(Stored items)

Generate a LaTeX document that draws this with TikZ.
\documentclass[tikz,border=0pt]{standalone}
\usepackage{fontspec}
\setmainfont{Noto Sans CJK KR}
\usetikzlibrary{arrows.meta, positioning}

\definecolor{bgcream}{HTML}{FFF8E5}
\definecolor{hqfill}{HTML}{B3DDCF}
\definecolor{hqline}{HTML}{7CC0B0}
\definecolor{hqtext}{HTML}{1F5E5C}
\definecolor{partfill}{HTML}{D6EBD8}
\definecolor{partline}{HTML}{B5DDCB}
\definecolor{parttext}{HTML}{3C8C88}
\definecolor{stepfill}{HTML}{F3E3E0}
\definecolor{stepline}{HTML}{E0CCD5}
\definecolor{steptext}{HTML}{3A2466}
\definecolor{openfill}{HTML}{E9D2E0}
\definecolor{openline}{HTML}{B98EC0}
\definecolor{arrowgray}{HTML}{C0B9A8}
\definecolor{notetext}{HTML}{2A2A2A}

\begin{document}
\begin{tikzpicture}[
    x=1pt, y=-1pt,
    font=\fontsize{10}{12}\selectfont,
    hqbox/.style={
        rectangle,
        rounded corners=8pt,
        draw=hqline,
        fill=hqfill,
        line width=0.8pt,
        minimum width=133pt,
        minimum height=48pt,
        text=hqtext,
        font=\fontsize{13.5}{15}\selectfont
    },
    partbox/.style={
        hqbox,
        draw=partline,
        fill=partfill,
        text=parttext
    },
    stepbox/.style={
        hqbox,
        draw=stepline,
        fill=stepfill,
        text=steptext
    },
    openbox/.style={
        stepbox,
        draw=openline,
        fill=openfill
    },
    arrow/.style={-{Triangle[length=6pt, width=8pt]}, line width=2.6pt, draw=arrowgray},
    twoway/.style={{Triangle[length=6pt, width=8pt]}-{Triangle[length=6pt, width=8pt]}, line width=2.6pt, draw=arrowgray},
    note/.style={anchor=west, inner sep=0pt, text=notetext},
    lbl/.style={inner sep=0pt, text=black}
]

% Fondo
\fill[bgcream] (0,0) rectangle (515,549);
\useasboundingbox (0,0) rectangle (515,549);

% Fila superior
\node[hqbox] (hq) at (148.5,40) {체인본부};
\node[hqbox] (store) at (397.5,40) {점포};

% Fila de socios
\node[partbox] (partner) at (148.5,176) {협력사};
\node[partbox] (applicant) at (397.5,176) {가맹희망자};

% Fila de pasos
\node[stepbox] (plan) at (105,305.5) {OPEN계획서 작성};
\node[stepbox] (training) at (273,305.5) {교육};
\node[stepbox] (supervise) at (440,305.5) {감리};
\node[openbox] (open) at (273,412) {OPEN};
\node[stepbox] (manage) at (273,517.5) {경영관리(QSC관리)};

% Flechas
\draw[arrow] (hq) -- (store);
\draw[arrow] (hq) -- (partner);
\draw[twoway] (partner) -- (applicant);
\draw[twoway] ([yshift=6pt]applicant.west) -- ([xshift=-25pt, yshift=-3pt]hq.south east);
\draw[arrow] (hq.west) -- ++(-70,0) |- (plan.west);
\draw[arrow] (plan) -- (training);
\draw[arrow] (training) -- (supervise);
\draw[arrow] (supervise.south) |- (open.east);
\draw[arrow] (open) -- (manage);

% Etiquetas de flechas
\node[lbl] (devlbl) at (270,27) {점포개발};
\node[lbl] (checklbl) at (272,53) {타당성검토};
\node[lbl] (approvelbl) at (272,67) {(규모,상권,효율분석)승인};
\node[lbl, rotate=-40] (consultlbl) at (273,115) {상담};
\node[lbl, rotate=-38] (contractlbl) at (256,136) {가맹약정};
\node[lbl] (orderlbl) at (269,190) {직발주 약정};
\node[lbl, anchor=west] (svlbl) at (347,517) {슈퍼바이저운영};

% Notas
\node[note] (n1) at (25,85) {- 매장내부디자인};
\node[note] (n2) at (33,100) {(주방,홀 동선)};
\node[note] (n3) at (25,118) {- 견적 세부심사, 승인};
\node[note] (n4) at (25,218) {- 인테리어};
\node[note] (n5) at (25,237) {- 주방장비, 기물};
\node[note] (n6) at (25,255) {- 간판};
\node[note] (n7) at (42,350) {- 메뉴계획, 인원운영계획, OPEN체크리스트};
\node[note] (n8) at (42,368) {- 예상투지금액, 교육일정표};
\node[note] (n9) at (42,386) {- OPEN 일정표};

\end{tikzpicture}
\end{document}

--

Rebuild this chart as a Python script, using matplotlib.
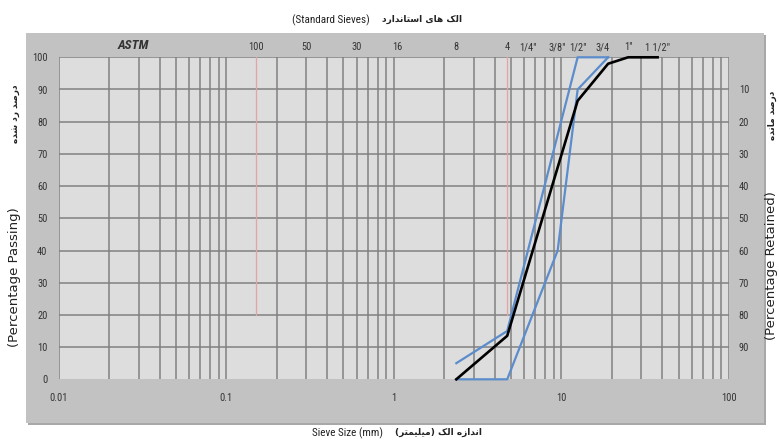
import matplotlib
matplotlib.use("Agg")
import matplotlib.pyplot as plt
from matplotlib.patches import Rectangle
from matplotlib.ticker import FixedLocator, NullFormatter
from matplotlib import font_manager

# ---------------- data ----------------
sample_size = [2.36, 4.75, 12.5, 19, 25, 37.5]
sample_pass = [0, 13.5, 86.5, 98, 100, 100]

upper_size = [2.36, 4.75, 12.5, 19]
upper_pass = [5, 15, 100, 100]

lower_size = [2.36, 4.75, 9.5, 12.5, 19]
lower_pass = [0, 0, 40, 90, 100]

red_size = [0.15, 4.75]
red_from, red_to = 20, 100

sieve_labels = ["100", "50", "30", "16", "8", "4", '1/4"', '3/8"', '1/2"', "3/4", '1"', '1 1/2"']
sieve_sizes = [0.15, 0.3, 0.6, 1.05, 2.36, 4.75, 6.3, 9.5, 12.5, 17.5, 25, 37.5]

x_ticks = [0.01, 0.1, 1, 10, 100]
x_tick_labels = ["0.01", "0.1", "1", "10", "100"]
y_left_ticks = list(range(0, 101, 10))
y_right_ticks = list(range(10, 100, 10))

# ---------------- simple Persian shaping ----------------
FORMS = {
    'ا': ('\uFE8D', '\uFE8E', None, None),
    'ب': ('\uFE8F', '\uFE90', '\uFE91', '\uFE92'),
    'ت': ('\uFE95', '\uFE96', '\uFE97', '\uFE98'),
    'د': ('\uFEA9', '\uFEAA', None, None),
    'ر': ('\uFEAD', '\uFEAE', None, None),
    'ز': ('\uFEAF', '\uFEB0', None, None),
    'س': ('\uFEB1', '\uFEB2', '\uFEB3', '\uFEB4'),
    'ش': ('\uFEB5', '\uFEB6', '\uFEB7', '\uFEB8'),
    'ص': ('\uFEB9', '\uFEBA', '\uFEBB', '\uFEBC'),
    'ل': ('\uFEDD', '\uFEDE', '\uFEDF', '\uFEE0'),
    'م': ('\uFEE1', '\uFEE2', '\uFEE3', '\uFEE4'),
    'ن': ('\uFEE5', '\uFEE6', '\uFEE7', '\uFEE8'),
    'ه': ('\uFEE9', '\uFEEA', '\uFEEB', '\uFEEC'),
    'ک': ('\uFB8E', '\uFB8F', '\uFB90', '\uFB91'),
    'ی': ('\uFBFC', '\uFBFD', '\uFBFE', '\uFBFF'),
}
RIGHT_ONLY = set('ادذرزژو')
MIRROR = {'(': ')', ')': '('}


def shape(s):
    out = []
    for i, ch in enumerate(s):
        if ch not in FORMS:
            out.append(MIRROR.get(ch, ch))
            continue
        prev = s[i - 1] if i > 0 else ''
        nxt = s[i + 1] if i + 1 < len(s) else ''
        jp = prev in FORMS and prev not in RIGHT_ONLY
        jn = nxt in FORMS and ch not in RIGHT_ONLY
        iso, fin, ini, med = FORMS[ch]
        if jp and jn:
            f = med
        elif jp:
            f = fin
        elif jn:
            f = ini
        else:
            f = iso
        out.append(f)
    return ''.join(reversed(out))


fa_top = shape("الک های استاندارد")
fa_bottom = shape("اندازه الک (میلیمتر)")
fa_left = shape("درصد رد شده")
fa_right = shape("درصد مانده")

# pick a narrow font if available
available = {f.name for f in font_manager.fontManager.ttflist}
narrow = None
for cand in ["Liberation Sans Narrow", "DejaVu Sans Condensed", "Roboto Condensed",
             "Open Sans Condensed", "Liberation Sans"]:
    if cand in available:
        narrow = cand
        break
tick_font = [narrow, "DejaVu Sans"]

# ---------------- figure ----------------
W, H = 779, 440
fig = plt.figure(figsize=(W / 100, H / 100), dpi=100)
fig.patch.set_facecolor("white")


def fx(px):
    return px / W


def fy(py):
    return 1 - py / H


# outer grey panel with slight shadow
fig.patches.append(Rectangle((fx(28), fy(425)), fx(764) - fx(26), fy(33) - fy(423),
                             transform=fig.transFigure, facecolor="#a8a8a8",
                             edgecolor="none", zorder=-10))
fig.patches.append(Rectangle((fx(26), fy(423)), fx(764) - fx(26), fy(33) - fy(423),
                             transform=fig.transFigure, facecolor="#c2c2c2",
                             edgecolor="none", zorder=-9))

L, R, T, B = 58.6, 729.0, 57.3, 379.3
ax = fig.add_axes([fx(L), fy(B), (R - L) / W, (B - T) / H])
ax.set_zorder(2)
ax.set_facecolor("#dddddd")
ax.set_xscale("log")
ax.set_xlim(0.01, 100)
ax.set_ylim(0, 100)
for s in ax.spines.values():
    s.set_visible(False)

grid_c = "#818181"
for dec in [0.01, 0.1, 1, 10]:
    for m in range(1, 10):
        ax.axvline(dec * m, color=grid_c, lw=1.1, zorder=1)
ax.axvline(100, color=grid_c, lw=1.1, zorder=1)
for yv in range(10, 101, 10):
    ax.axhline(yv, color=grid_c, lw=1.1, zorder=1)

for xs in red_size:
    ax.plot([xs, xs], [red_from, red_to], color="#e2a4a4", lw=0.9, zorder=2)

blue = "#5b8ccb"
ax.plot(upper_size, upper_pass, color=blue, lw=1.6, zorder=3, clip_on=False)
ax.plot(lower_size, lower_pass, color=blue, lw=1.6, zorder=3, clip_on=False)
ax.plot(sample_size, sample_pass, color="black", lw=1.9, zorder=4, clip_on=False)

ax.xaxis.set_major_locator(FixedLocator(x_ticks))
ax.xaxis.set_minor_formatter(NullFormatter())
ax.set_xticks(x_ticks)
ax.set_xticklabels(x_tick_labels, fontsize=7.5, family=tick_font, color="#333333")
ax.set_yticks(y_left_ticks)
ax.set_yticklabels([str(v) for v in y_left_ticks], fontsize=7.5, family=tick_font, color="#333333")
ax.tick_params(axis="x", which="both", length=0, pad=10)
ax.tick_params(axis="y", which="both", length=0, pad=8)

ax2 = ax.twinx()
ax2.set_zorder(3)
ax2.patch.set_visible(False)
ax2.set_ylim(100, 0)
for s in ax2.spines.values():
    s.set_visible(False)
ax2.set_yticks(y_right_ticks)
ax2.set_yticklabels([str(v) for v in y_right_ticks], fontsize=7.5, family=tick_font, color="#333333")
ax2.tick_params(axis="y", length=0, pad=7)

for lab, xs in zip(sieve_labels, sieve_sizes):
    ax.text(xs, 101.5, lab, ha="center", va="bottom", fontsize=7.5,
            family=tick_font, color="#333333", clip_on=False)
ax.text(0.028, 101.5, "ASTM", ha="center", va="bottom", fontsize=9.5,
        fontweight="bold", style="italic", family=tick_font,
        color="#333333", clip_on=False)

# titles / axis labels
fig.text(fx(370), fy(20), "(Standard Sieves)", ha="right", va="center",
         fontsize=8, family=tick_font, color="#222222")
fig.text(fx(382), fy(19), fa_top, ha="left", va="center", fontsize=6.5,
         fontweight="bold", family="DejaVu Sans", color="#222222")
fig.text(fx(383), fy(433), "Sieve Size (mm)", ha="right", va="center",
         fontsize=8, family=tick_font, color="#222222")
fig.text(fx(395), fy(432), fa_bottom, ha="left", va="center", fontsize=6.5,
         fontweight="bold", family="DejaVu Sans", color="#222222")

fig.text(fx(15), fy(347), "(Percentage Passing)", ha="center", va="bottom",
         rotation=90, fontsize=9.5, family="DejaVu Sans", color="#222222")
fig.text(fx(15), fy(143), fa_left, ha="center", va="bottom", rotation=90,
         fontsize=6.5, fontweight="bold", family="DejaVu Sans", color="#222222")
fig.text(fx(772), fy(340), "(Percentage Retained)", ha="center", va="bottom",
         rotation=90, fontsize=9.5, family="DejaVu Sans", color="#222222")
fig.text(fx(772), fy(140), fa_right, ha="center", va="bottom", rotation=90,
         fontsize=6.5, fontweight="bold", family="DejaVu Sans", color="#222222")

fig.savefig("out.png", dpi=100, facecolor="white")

(Work to complete) Retype the lines above exactly as they appear, from the line containing "Rebuild this chart" through the line containing "17.5, 25, 37.5]", and leave out any pictures.

(Task result)
Rebuild this chart as a Python script, using matplotlib.
import matplotlib
matplotlib.use("Agg")
import matplotlib.pyplot as plt
from matplotlib.patches import Rectangle
from matplotlib.ticker import FixedLocator, NullFormatter
from matplotlib import font_manager

# ---------------- data ----------------
sample_size = [2.36, 4.75, 12.5, 19, 25, 37.5]
sample_pass = [0, 13.5, 86.5, 98, 100, 100]

upper_size = [2.36, 4.75, 12.5, 19]
upper_pass = [5, 15, 100, 100]

lower_size = [2.36, 4.75, 9.5, 12.5, 19]
lower_pass = [0, 0, 40, 90, 100]

red_size = [0.15, 4.75]
red_from, red_to = 20, 100

sieve_labels = ["100", "50", "30", "16", "8", "4", '1/4"', '3/8"', '1/2"', "3/4", '1"', '1 1/2"']
sieve_sizes = [0.15, 0.3, 0.6, 1.05, 2.36, 4.75, 6.3, 9.5, 12.5, 17.5, 25, 37.5]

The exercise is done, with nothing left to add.